Si tout comme Berlin de Lou Reed, Slideling est le troisième album solo de Mc Culloch, celui-ci n’est pourtant pas son chef-d’oeuvre annoncé. Un album malgré tout honnête, possédant quelques coups d’éclats.


Voilà deux ans, notre bon vieux Ian Mc Chulloch – alors en pleine promo de Flowers, le dernier album en date des Bunnymen, se plaisait à évoquer à longueur d’interviews la mise en chantier de son futur projet solo qu’il décrivait comme son Berlin en terme d’ambition artistique. Une comparaison alléchante, mais néanmoins à prendre avec des pincettes lorsqu’on connaît la réputation légendaire du bonhomme, soit la plus grande gueule britannique en activité depuis Churchill. Quoi qu’il en soit, chaque retour médiatique de cette personnalité attachante (avec ou sans Will Sergeant) est un événement en soit, attendu unanimement par la presse rock internationale.

Depuis le come-back rédempteur d’Echo & The Bunnymen en 1997 avec le doublé sublime Evergreen puis What Are You Going To Do With Your Life(1999), le groupe de Mc Culloch et Will Sergeant était redevenu un des plus scintillants bijoux de la trésorerie pop Britannique. Maintes fois copiés, jamais égalés, Echo & The Bunnymen était la preuve vivante que de vieilles rock stars adulées en leur temps puis tombées dans l’oubli pouvaient redevenir un groupe de premier plan (tout comme Aerosmith, non je plaisante).

La bonne étoile de l’éternel dandy à la voix de velours continu donc de briller, malgré un dernier album, Flowers, un peu en pilotage automatique. Ce dernier ouvrage laissait la fâcheuse impression d’admirer la carlingue rutilante d’une porsche qui sur circuit prenait un malin plaisir à ne pas exploiter les fabuleuses capacités motrices de l’engin.

Si tout comme Berlin de Lou Reed, Slideling est le troisième album de Mc Culloch, celui-ci n’est donc pas son chef-d’oeuvre annoncé. Pourtant, il s’agit bien de son meilleur album solo « officiel ». Je dis bien officiel, car son véritable magnum opus solo est déjà sorti voilà quatre ans, estampillé sous le logo « Bunnymen » : le salvateur What Are you Gonna Do With Your Life. L’illustre figure 80’s jouait alors un sale coup à son vieux compère Will Sergeant en commettant un véritable hold up guitaristique, mais il en résultait une oeuvre poignante, succession de ballades crève-coeur comme seul les anglais savent nous en concocter.

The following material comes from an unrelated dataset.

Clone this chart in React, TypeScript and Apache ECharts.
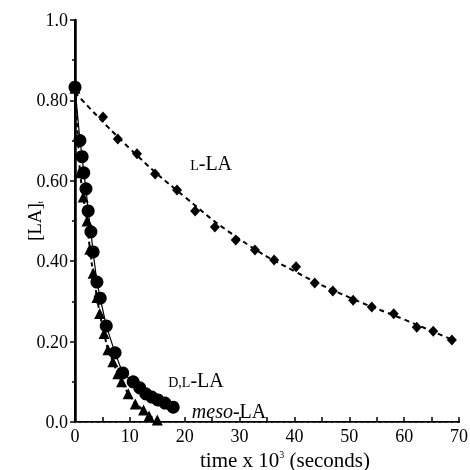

Comparé aux oeuvres passées, Slideling est donc un album sympathique mais qui manque de caractère. La galette compte un grand nombre de chansons agréables, mais il se dégage toujours cette impression de fainéantise et de facilité. Alors, la faute à une production plate, pourtant concocté par Cenzo Townsend, responsable d’Evergreen ? Peut-être, car les restent accrocheuses, mais aucune ne font preuves d’audaces, de mise en danger comme ce fut le cas il n’y a pas si longtemps. Le coup de main des deux Coldplay Chris martin et Johnny Buckland ne semble pas avoir apporté grand chose à l’entreprise, si bien que l’on se demande où sont passées leurs parties respectives sur l’album. A l’écoute du niais « She sings (All My life) »), on se met à regretter le temps des orchestrations ambitieuses d’un « Altamont », « Ocean Rain » et autres standarts du groupe. Car nous ne sommes pas dupes : difficile de faire la distinction entre un album des Bunnymen et les aventures solos de son chanteur.

Malgré un bilan mitigé, on a affaire ici à une collection de ballades gentillettes, placées sous le saut du romantisme et de la nostalgie (« Playgrounds and City Parks » voir quelques références à Lou Reed sur « Baby Hold On »). L’âme des homme-lapins nous prouve qu’il est toujours un songwriter bouleversant à ses heures, le temps d’un « Kansas » et d’un « Slideling » revigorant. Détenteur d’un héritage de plus en plus lourd à porter au fil des ans, Mr Culloch serait-il retombé vers une option de facilité?

Finalement tout le dilemme repose peut-être sur la question : faut-il placer cet album à la suite du maigrelet Mysterio ou du monumental WAYGDWYL. Cela variera certainement selon les points de vue. Il faudra attendre le prochain album des Bunnymen pour être fixé.